Skip to content

deathlabs/sunshower

Repository files navigation

pySunshower

Declarative and Distributed Benchmarking for AI Agents
pySunshower is a Python library for evaluating AI agents during the design phase of system development. It allows you to pit AI agents against each other in parallel environments to find the best architecture for your specific agent-driven task.

Overview

Not all AI agents are created equal. In the design phase of system development, choosing the right harness and model is critical. pySunshower automates this decision-making process by running trials in parallel and using an LLM to score the results.

diagram.png

Features

  • Declarative: Define your entire experiment (teams, models, harnesses, and metrics) in YAML
  • Efficient: Uses Ray to run multiple trials in parallel across available CPU/GPU cores
  • Automated Judging: Implements a LLM-as-a-Judge approach to evaluate outputs based on custom rubrics like accuracy, cost, trajectory, and speed

Installation

Step 1. Create a Python virtual environment.

python -m venv .venv

Step 2. Activate the Python virtual environment you just created. This step assumes you're working in a Linux-based environment. If you're using another operating system, adjust accordingly.

source .venv/bin/activate

Step 3. Install pySunshower.

pip install pysunshower

The Experiment Schema

pySunshower uses Kubernetes-inspired YAML to define experiments. The example below defines an experiment that will run two different AI agents three times (in parallel).

---
apiVersion: v1
kind: ExperimentSet
metadata:
  name: Experiment Set 1
  description: The purpose of this experiment is to determine which team is the best at achieving the task.
spec:
  task: Generate a report that summarized the top 3 trending topics in cyber-related news.
  trials: 3
  teams:
    - name: Team 1
      agents:
        - name: Alpha
          model:
            provider: openai
            name: gpt-4.1
            prompt: You are a helpful assistant.
          harness:
            tools:
              - serper
    - name: Team 2
      agents:
        - name: Bravo
          model:
            provider: openai
            name: gpt-4.1
            prompt: You are a Cyber Threat Intelligence analyst assigned to support a Cyber Security Service Provider (CSSP) within the Department of Defense.
          harness:
            tools:
              - serper
  judges:
    - name: Judge 1
      model:
        provider: openai
        name: gpt-4.1
        prompt: You are a judge responsible for evaluating the output of AI agents.
      harness:
        tools:
          - serper
      metricsToEvaluate: 
        - metric: cost
          prompt: The total cost for the agent's execution must not exceed $0.05 USD, calculated from total token usage for all LLM calls. 
        - metric: speed
          prompt: The agent's total execution time must remain under 3.0 seconds.
        - metric: trajectory
          prompt: Penalize the team 1 point for every unnecessary tool call made during the workflow.
      teamsToEvaluate: [ all ]

Usage

Step 1. Create a .env file in your current working directory to contain your API keys.
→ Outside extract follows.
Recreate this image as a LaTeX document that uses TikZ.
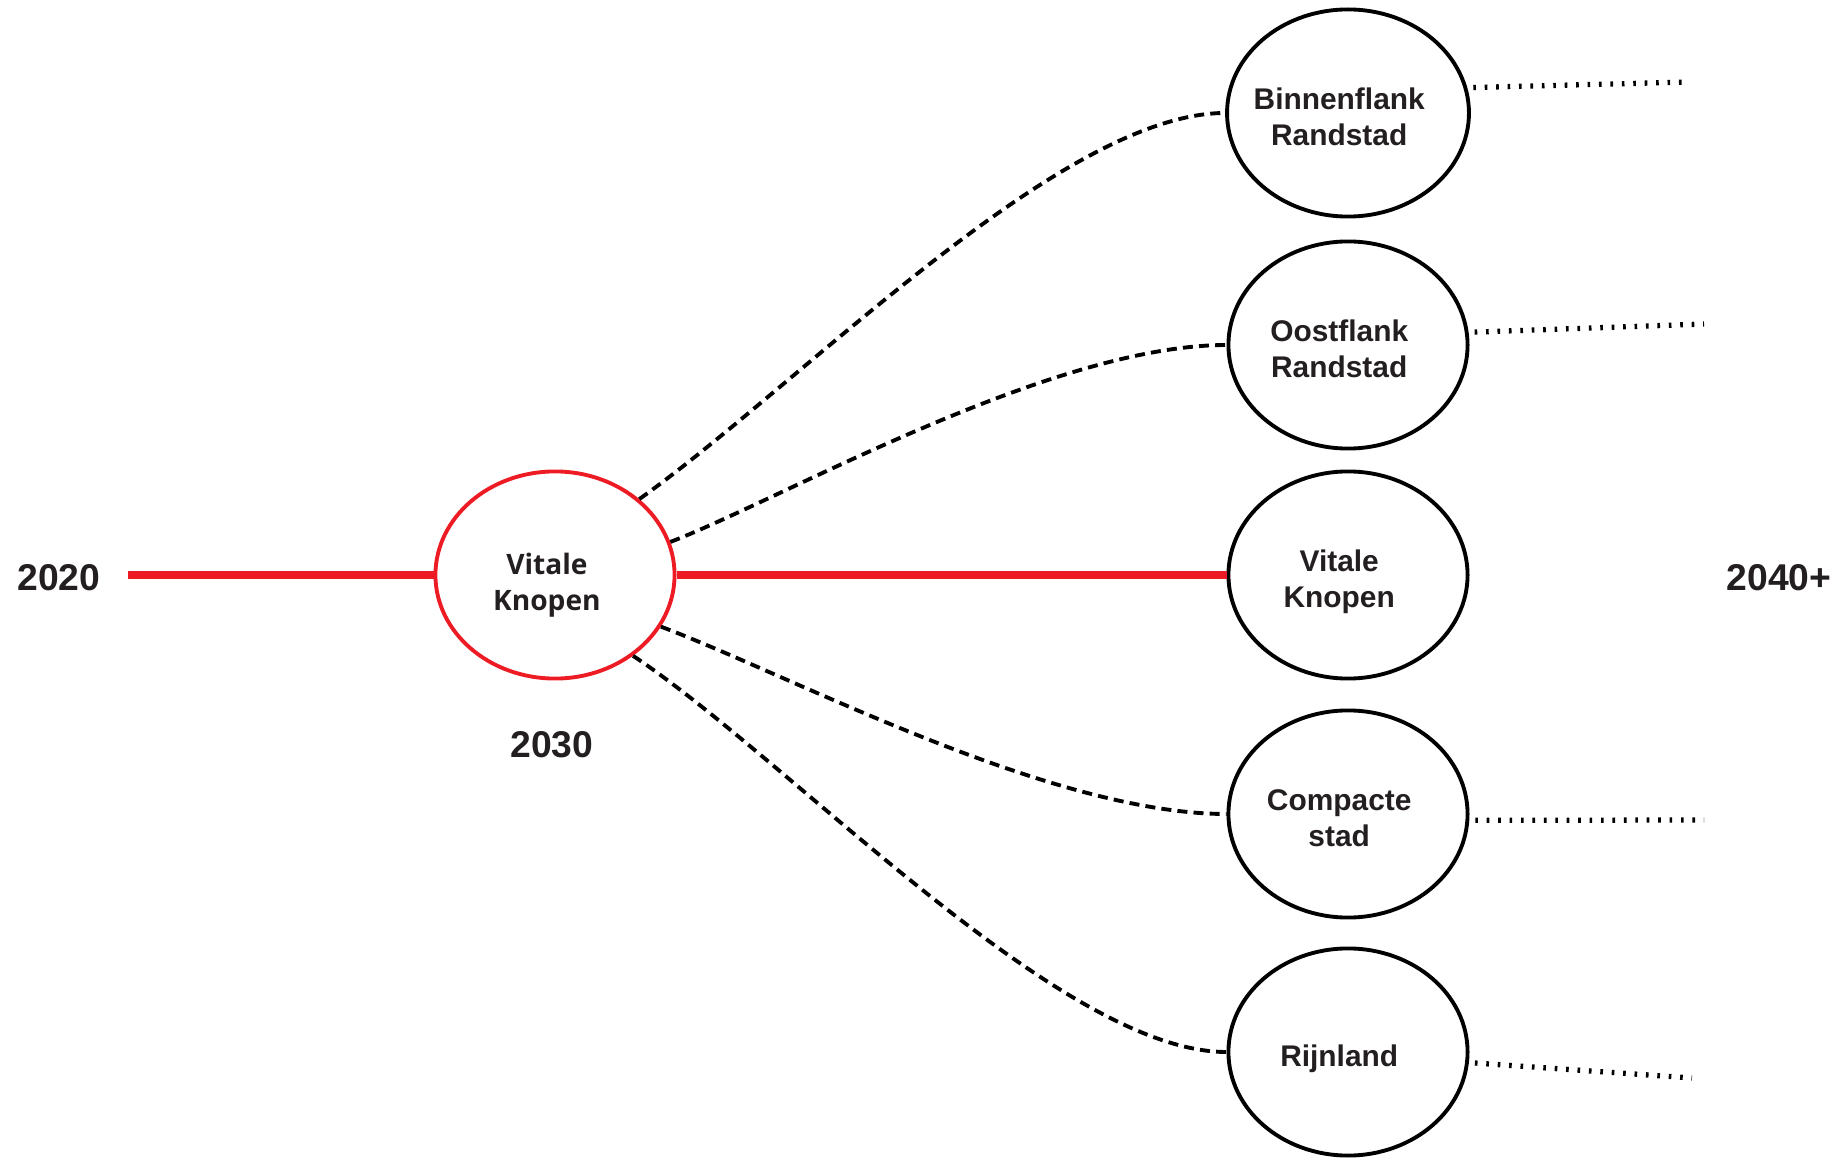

OPENAI_API_KEY=your_key_here
SERPER_API_KEY=your_key_here

Step 2. Run an experiment using a Python script or Jupyter Notebook. Below is a code block example.

from sunshower import engine

# This will:
# 1. Spin up a local Ray cluster
# 2. Run your agents in parallel
# 3. Generate a 'results.md' scorecard
engine.start(experiments.yaml)

Step 3. After the run finishes, pySunshower will produce a results.md containing a detailed breakdown of which team "won" based on the criteria defined in your experiment file.